The urn was found in a tomb in Carmona, southern Spain, in 2019. Now, the results of the archaeochemical study of the liquid inside the urn has been published, yielding the superlative viticultural significance of the stuff. The team’s research was published this week in the Journal of Archaeological Science.

The team confirmed the mystery liquid was wine by identifying its polyphenols, which are biomarkers found in wines. It yielded seven polyphenols that are present in modern wine-making regions in Spain. But a missing polyphenol—syringic acid—led the team to conclude the wine was, in its day, a white. Ignore the brownish-red color. That just means it’s well-aged and mixed with the ashes of the dead.

The liquid’s pH was 7.5, much higher than wines produced in the region today. The pH of the liquid is likely due to the “strong decay from the potential wine it once was,” the authors wrote. Overall, the liquid’s mineral profile was similar to the sherry wines from Jerez, in Andalusia, as well as several types of fino wines.

The top of the glass jar that contained ancient liquid wine.

The researchers found more potassium (K) abundance in the wine than is present in current wines, though the researchers claim that may be due to the presence of cremated remains in the urn, too. Forget dying of drink—one ancient Roman appears to have been interred in it.

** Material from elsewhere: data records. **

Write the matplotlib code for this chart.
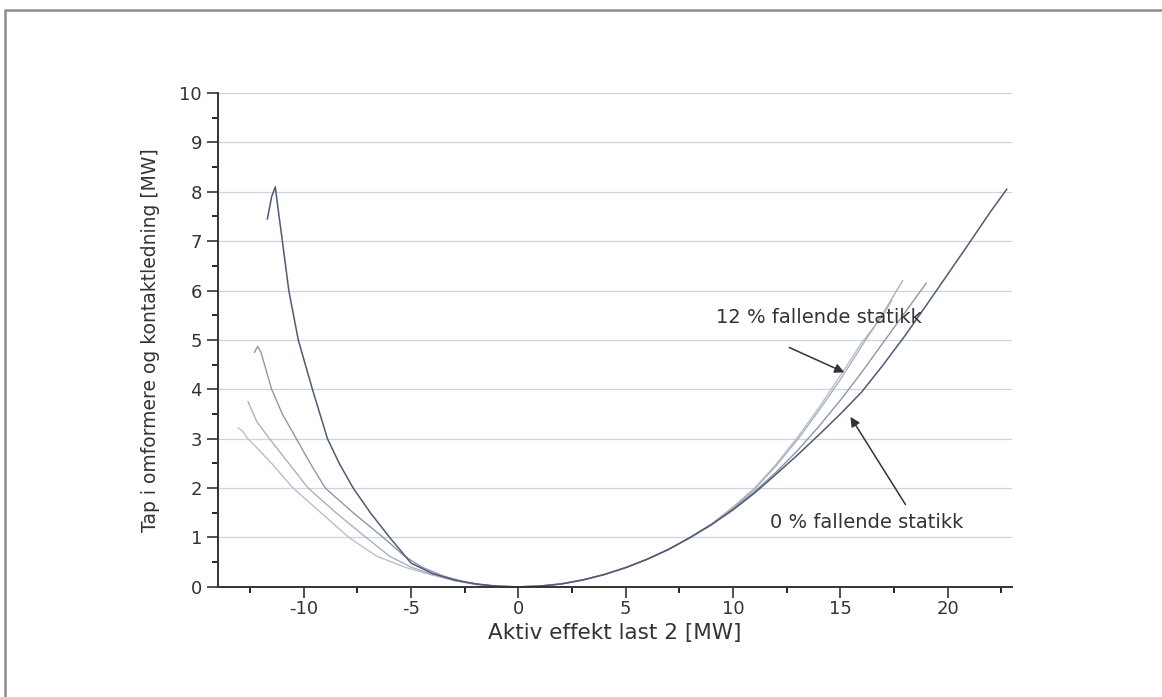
# Loss in converters and catenary vs. active power of load 2.
import matplotlib.pyplot as plt
from matplotlib.lines import Line2D
from matplotlib.ticker import MultipleLocator

# Use a plain hyphen for negative tick labels, as in the original.
plt.rcParams['axes.unicode_minus'] = False

# Curve 1 (0 % droop, darkest line).
X_1 = [-11.7, -11.5, -11.33, -11.2, -11.0, -10.7, -10.26, -9.6, -8.9, -8.35, -7.7, -6.9, -6.0,
       -5.0, -4.0, -3.0, -2.0, -1.0, 0, 1, 2, 3, 4, 5, 6, 7, 8, 9, 10, 11, 12, 13, 14, 15, 16,
       17, 18, 19, 20, 21, 22, 22.75]
Y_1 = [7.45, 7.9, 8.1, 7.65, 7.0, 6.0, 5.0, 4.0, 3.0, 2.5, 2.0, 1.5, 1.0,
       0.48, 0.27, 0.14, 0.06, 0.015, 0, 0.016, 0.06, 0.14, 0.25, 0.39, 0.56, 0.76, 1.0, 1.26,
       1.56, 1.9, 2.28, 2.67, 3.08, 3.5, 3.95, 4.5, 5.08, 5.7, 6.33, 6.96, 7.6, 8.05]

# Curve 2.
X_2 = [-12.3, -12.15, -12.0, -11.5, -11.0, -10.35, -9.7, -9.0, -7.7, -6.3, -5.3, -4.5, -3.5,
       -2.5, -1.5, -0.5, 0, 1, 2, 3, 4, 5, 6, 7, 8, 9, 10, 11, 12, 13, 14, 15, 16, 17, 18, 19.0]
Y_2 = [4.75, 4.87, 4.75, 4.0, 3.5, 3.0, 2.5, 2.0, 1.5, 1.0, 0.62, 0.4, 0.22,
       0.1, 0.03, 0.004, 0, 0.016, 0.06, 0.14, 0.25, 0.39, 0.56, 0.76, 1.0, 1.27, 1.58, 1.93,
       2.32, 2.76, 3.25, 3.78, 4.35, 4.95, 5.55, 6.15]

# Curve 3.
X_3 = [-12.6, -12.45, -12.2, -11.6, -10.7, -9.8, -8.5, -7.1, -6.0, -5.0, -4.0, -3.0, -2.0, -1.0,
       0, 1, 2, 3, 4, 5, 6, 7, 8, 9, 10, 11, 12, 13, 14, 15, 16, 17, 17.9]
Y_3 = [3.75, 3.6, 3.35, 3.0, 2.5, 2.0, 1.5, 1.0, 0.62, 0.4, 0.25, 0.13, 0.05, 0.012,
       0, 0.016, 0.06, 0.14, 0.25, 0.39, 0.56, 0.76, 1.0, 1.27, 1.6, 1.98, 2.45, 2.98, 3.57,
       4.2, 4.88, 5.55, 6.2]

# Curve 4 (12 % droop).
X_4 = [-13.05, -12.85, -12.6, -11.5, -10.5, -9.2, -7.9, -6.6, -5.3, -4.2, -3.0, -2.0, -1.0,
       0, 1, 2, 3, 4, 5, 6, 7, 8, 9, 10, 11, 12, 13, 14, 15, 16, 17, 17.4]
Y_4 = [3.22, 3.15, 3.0, 2.5, 2.0, 1.5, 1.0, 0.62, 0.4, 0.26, 0.13, 0.05, 0.012,
       0, 0.016, 0.06, 0.14, 0.25, 0.39, 0.56, 0.76, 1.0, 1.27, 1.62, 2.0, 2.48, 3.03, 3.63,
       4.28, 4.95, 5.5, 5.8]

# Creates the figure and the axis.
fig = plt.figure(figsize=(11.62, 6.97), dpi=100)
ax = fig.add_axes([0.1876, 0.158, 0.6834, 0.7086])

# Light grey frame around the page (top and left edge are visible).
fig.add_artist(Line2D([0.004, 0.004, 1.0], [0.0, 0.986, 0.986], color='#8c8c8c', lw=1.8))

# Draw the curves.
ax.plot(X_4, Y_4, color='#b9c0cc', lw=1.0)
ax.plot(X_3, Y_3, color='#a9b1c0', lw=1.0)
ax.plot(X_2, Y_2, color='#8e97aa', lw=1.0)
ax.plot(X_1, Y_1, color='#4f5a74', lw=1.1)

# Axis limits and ticks.
ax.set_xlim(-14, 23)
ax.set_ylim(0, 10)
ax.xaxis.set_major_locator(MultipleLocator(5))
ax.xaxis.set_minor_locator(MultipleLocator(2.5))
ax.yaxis.set_major_locator(MultipleLocator(1))
ax.yaxis.set_minor_locator(MultipleLocator(0.5))
ax.tick_params(which='major', direction='out', length=8, width=1.2, labelsize=13, colors='#333333')
ax.tick_params(which='minor', direction='out', length=4.5, width=1.2)
ax.tick_params(axis='x', which='major', pad=1.5)
for side in ['top', 'right']:
    ax.spines[side].set_visible(False)
for side in ['left', 'bottom']:
    ax.spines[side].set_linewidth(1.4)
    ax.spines[side].set_color('#333333')

# Faint horizontal grid lines.
ax.grid(axis='y', color='#cdd4df', lw=0.9)
ax.get_ygridlines()[-1].set_visible(False)
ax.set_axisbelow(True)

# Labels.
ax.set_xlabel('Aktiv effekt last 2 [MW]', fontsize=15.5, color='#333333')
ax.xaxis.set_label_coords(0.5, -0.074)
ax.set_ylabel('Tap i omformere og kontaktledning [MW]', fontsize=13.5, color='#333333', labelpad=14)

# Annotations with arrows.
ax.annotate('', xy=(15.3, 4.32), xytext=(12.5, 4.87),
            arrowprops=dict(arrowstyle='-|>', color='#333333', lw=1.1, mutation_scale=14))
ax.text(9.2, 5.45, '12 % fallende statikk', fontsize=14, color='#333333', va='center')
ax.annotate('', xy=(15.4, 3.49), xytext=(18.1, 1.62),
            arrowprops=dict(arrowstyle='-|>', color='#333333', lw=1.1, mutation_scale=14))
ax.text(11.7, 1.3, '0 % fallende statikk', fontsize=14, color='#333333', va='center')

# Save the plot.
fig.savefig('out.png', dpi=100)
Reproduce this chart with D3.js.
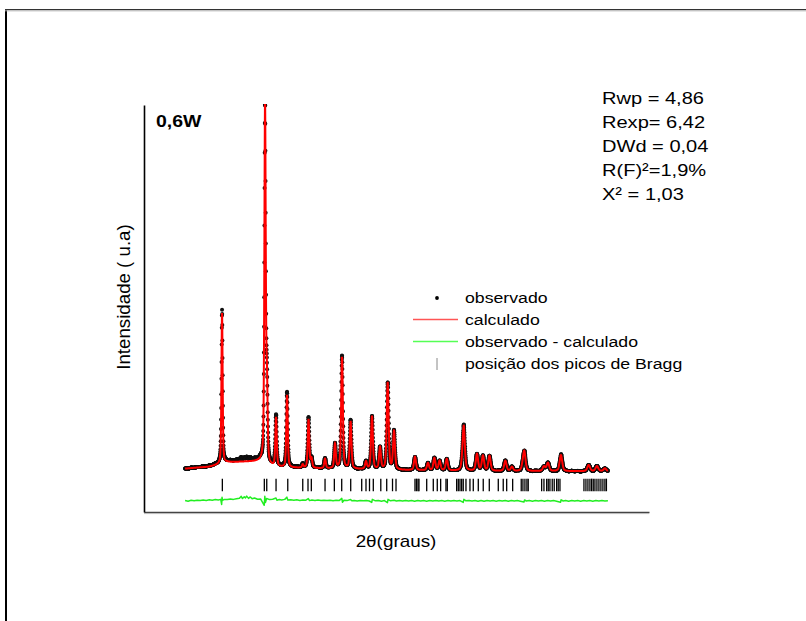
<!DOCTYPE html>
<html><head><meta charset="utf-8">
<script src="https://cdn.jsdelivr.net/npm/d3@7"></script>
<style>body{margin:0;background:#fff} svg{display:block}</style>
</head><body>
<script>
// ---- data (2θ in degrees, intensity in counts) ----
const peakPos    = [16.12, 23.24, 23.55, 25.06, 26.88, 29.48, 30.44, 30.93, 33.17, 34.82, 35.98, 37.40, 39.95, 40.94, 42.27, 43.54, 44.59, 48.06, 50.21, 51.27, 52.13, 53.32, 55.91, 56.14, 58.32, 59.31, 60.39, 63.02, 64.11, 65.90, 66.16, 69.41, 70.07, 72.22, 76.81, 78.18, 79.50];
const peakHeight = [3700, 8760, 1800, 1200, 1780, 80, 1200, 225, 235, 600, 2740, 1160, 180, 1310, 540, 2140, 940, 330, 180, 300, 235, 280, 130, 1045, 410, 370, 370, 250, 100, 100, 455, 110, 200, 395, 150, 125, 70];
const bgPos = [10, 12, 14, 16, 17, 20, 22.8, 23.8, 26, 30, 35, 45, 60, 80];
const bgVal = [1065, 1090, 1110, 1180, 1220, 1235, 1240, 1120, 1090, 1075, 1060, 1030, 1005, 1000];
const diffPos = [10, 10.5, 11, 11.5, 12, 12.5, 13, 13.5, 14, 14.5, 15, 15.5, 15.9, 16.05, 16.12, 16.2, 16.5, 17, 17.5, 18, 18.5, 19, 19.3, 19.5, 19.8, 20.0, 20.2, 20.5, 20.8, 21.1, 21.5, 22, 22.5, 23.1, 23.2, 23.3, 23.5, 24, 24.5, 25.05, 25.2, 25.6, 26, 26.5, 26.85, 27, 27.5, 28, 28.5, 29, 29.5, 30, 30.4, 30.6, 31, 31.5, 32, 32.5, 33, 33.5, 34, 34.5, 35, 35.5, 35.95, 36.05, 36.3, 36.8, 37.4, 37.6, 38, 38.5, 39, 39.5, 40, 40.5, 40.9, 41.0, 41.5, 42, 42.5, 43, 43.5, 43.6, 44, 44.6, 45, 45.5, 46, 46.5, 47, 47.5, 48, 48.5, 49, 49.5, 50, 50.5, 51, 51.5, 52, 52.5, 53, 53.5, 54, 54.5, 55, 55.5, 56.05, 56.15, 56.5, 57, 57.5, 58, 58.5, 59, 59.5, 60, 60.5, 61, 61.5, 62, 62.5, 63, 63.5, 64, 64.5, 65, 65.5, 66.1, 66.2, 66.5, 67, 67.5, 68, 68.5, 69, 69.5, 70, 70.5, 71, 71.5, 72.15, 72.25, 72.6, 73, 73.5, 74, 74.5, 75, 75.5, 76, 76.5, 77, 77.5, 78, 78.5, 79, 79.5, 80];
const diffVal = [5, -10, 12, 0, 15, 5, 20, 10, 25, 15, 30, 20, 35, -90, 85, 10, 35, 30, 45, 35, 50, 60, 110, 55, 100, 70, 115, 60, 95, 50, 70, 40, 45, -110, 110, -40, 55, 30, 40, 70, 15, 30, 20, 35, 90, 20, 25, 15, 25, 10, 20, 15, 55, 5, 20, 10, 20, 5, 15, 5, 15, 0, 15, 5, 60, -35, 15, 5, 30, 0, 10, -5, 10, 0, 10, -5, -40, 35, 0, 10, -10, 5, -45, 35, 0, 15, -5, 5, -5, 5, -5, 5, -10, 10, -5, 5, -10, 5, -5, 10, -5, 5, -10, 5, -5, 5, -5, 5, -40, 35, 0, 5, -5, 5, -10, 5, -10, 5, -5, 5, -10, 5, -5, 5, -10, 5, -5, 5, -10, -30, 20, -5, 5, -10, 5, -5, 5, -10, 5, -5, 5, -10, -35, 25, -5, 5, -10, 5, -5, 5, -10, 5, -5, 5, -10, 5, -5, 5, -5, 0];
const braggPos = [16.17, 23.12, 23.52, 25.06, 27.00, 29.48, 30.35, 30.90, 33.17, 34.71, 35.93, 37.42, 39.24, 39.95, 40.53, 41.16, 42.40, 43.38, 44.34, 44.92, 48.06, 48.31, 48.56, 48.72, 50.00, 51.09, 51.75, 52.31, 53.19, 53.41, 54.96, 55.23, 55.51, 55.79, 56.05, 56.50, 57.16, 57.71, 58.54, 59.36, 60.36, 61.85, 62.67, 63.24, 64.23, 65.65, 65.93, 66.26, 66.59, 66.81, 69.03, 69.41, 69.86, 70.12, 70.40, 70.78, 71.11, 71.51, 71.77, 72.06, 76.03, 76.36, 76.69, 77.02, 77.30, 77.57, 77.85, 78.18, 78.51, 78.84, 79.17, 79.50, 79.75];
const statsLines = ["Rwp = 4,86", "Rexp= 6,42", "DWd = 0,04", "R(F)²=1,9%", "X² = 1,03"];
const legendLabels = ["observado", "calculado", "observado - calculado", "posição dos picos de Bragg"];
const sampleTitle = "0,6W";
const xTitle = "2θ(graus)";
const yTitle = "Intensidade ( u.a)";
const scanStart = 10, scanEnd = 80, scanStep = 0.02, diffOffset = 275;

// ---- drawing ----
const W = 806, H = 621, SX = 1.18;
const FONT = "'Liberation Sans', Arial, sans-serif";
const svg = d3.select("body").append("svg").attr("width", W).attr("height", H);

const x = d3.scaleLinear().domain([3.2, 86.8]).range([144, 649]);
const y = d3.scaleLinear().domain([0, 10000]).range([512, 105]);
const bg = d3.scaleLinear().domain(bgPos).range(bgVal).clamp(true);
const diffAt = d3.scaleLinear().domain(diffPos).range(diffVal).clamp(true);

function fwhm(t) { return 0.2 + 0.005 * (t - 10); }
function calc(t) {
  let s = bg(t);
  for (let i = 0; i < peakPos.length; i++) {
    const w = fwhm(peakPos[i]);
    const d = (t - peakPos[i]) / (w / 2);
    s += peakHeight[i] * (0.55 * Math.exp(-Math.LN2 * d * d) + 0.45 / (1 + d * d));
  }
  return s;
}
const grid = d3.range(scanStart, scanEnd + scanStep / 2, scanStep);
const calcData = grid.map(t => [t, calc(t)]);
const obsData = grid.map(t => [t, calc(t) + diffAt(t)]);

// outer frame
svg.append("line").attr("x1", 6).attr("x2", 6).attr("y1", 9).attr("y2", H).attr("stroke", "#000").attr("stroke-width", 2);
svg.append("line").attr("x1", 5).attr("x2", W).attr("y1", 9.5).attr("y2", 9.5).attr("stroke", "#333").attr("stroke-width", 1.2);
svg.append("line").attr("x1", 5).attr("x2", W).attr("y1", 10.8).attr("y2", 10.8).attr("stroke", "#aaa").attr("stroke-width", 1);

// clip
svg.append("clipPath").attr("id", "plot").append("rect")
  .attr("x", 144).attr("y", 104).attr("width", 505).attr("height", 408);
const g = svg.append("g").attr("clip-path", "url(#plot)");

// difference curve
g.append("path").datum(diffPos.map((p, i) => [p, diffVal[i]]))
  .attr("fill", "none").attr("stroke", "#22ee22").attr("stroke-width", 1.5)
  .attr("stroke-linejoin", "round")
  .attr("d", d3.line().x(d => x(d[0])).y(d => y(diffOffset + d[1])));

// Bragg positions
g.selectAll("line.bragg").data(braggPos).join("line").attr("class", "bragg")
  .attr("x1", d => x(d)).attr("x2", d => x(d))
  .attr("y1", y(820)).attr("y2", y(510))
  .attr("stroke", "#000").attr("stroke-width", 1.3);

// observed points
g.append("g").selectAll("circle").data(obsData).join("circle")
  .attr("cx", d => x(d[0])).attr("cy", d => y(d[1])).attr("r", 2).attr("fill", "#111");

// calculated curve
g.append("path").datum(calcData)
  .attr("fill", "none").attr("stroke", "#ff0000").attr("stroke-width", 2)
  .attr("d", d3.line().x(d => x(d[0])).y(d => y(d[1])));

// axes (no ticks)
const xAxis = d3.axisBottom(x).tickValues([]).tickSize(0).tickSizeOuter(0);
const yAxis = d3.axisLeft(y).tickValues([]).tickSize(0).tickSizeOuter(0);
svg.append("g").attr("transform", "translate(0,512)").call(xAxis)
  .call(s => s.select(".domain").attr("stroke", "#444").attr("stroke-width", 1.6));
svg.append("line").attr("x1", 144).attr("x2", 649).attr("y1", 513.6).attr("y2", 513.6).attr("stroke", "#bbb").attr("stroke-width", 1);
svg.append("g").attr("transform", "translate(144,0)").call(yAxis)
  .call(s => s.select(".domain").attr("stroke", "#000").attr("stroke-width", 1.6));

function stretchedText(px, py, txt, size, weight, anchor) {
  return svg.append("text").attr("transform", `translate(${px},${py}) scale(${SX},1)`)
    .attr("font-family", FONT).attr("font-size", size).attr("font-weight", weight || "normal")
    .attr("text-anchor", anchor || "start").attr("fill", "#000").text(txt);
}

// titles
stretchedText(156, 127, sampleTitle, 16.5, "bold");
stretchedText(396, 547, xTitle, 16, "normal", "middle");
svg.append("text").attr("transform", "translate(130,297) rotate(-90)")
  .attr("font-family", FONT).attr("font-size", 18.7).attr("text-anchor", "middle").text(yTitle);

// stats
statsLines.forEach((s, i) => stretchedText(602, 104 + i * 24, s, 17, "normal"));

// legend
const lgX = 465, lgY = [303, 325, 347, 369];
legendLabels.forEach((s, i) => stretchedText(lgX, lgY[i], s, 15, "normal"));
svg.append("circle").attr("cx", 437).attr("cy", 298).attr("r", 1.9).attr("fill", "#000");
svg.append("line").attr("x1", 413).attr("x2", 458).attr("y1", 319.5).attr("y2", 319.5).attr("stroke", "#ff5555").attr("stroke-width", 1.3);
svg.append("line").attr("x1", 413).attr("x2", 458).attr("y1", 341.5).attr("y2", 341.5).attr("stroke", "#55ff55").attr("stroke-width", 1.3);
svg.append("line").attr("x1", 437).attr("x2", 437).attr("y1", 358).attr("y2", 370).attr("stroke", "#888").attr("stroke-width", 1);
</script>
</body></html>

According to a University of Cordóba release, the remains in the urn were male for a reason; in ancient Rome, women were prohibited from drinking wine, a gender divide that carried through to Roman Spain. An urn containing female remains was also found in the mausoleum, but did not contain wine; in lieu of mystery liquid, the woman’s urn held several amber gemstones, a bottle of perfume, and the remains of silk fabrics.

Importantly, this is the oldest liquid wine ever found. That doesn’t mean it’s safe to drink, but it’s significantly easier to consume than older wine-related archaeological findings, in which the alcoholic liquids are typically dried up, leaving only wine compounds. Such was the case in 2017, when a different team of scientists found the oldest evidence of grape wine-making in 8,000-year-old pottery fragments from Georgia. People have been making wine since well before Roman times, but it’s rare for the stuff to stay wet over the millennia.

The team could not determine the exact grape variety used to make the white wine, making it impossible to identify the specific type of white wine. However, maybe someone with a very refined palette could give it a taste. Just remember: human tastes of chicken tannins.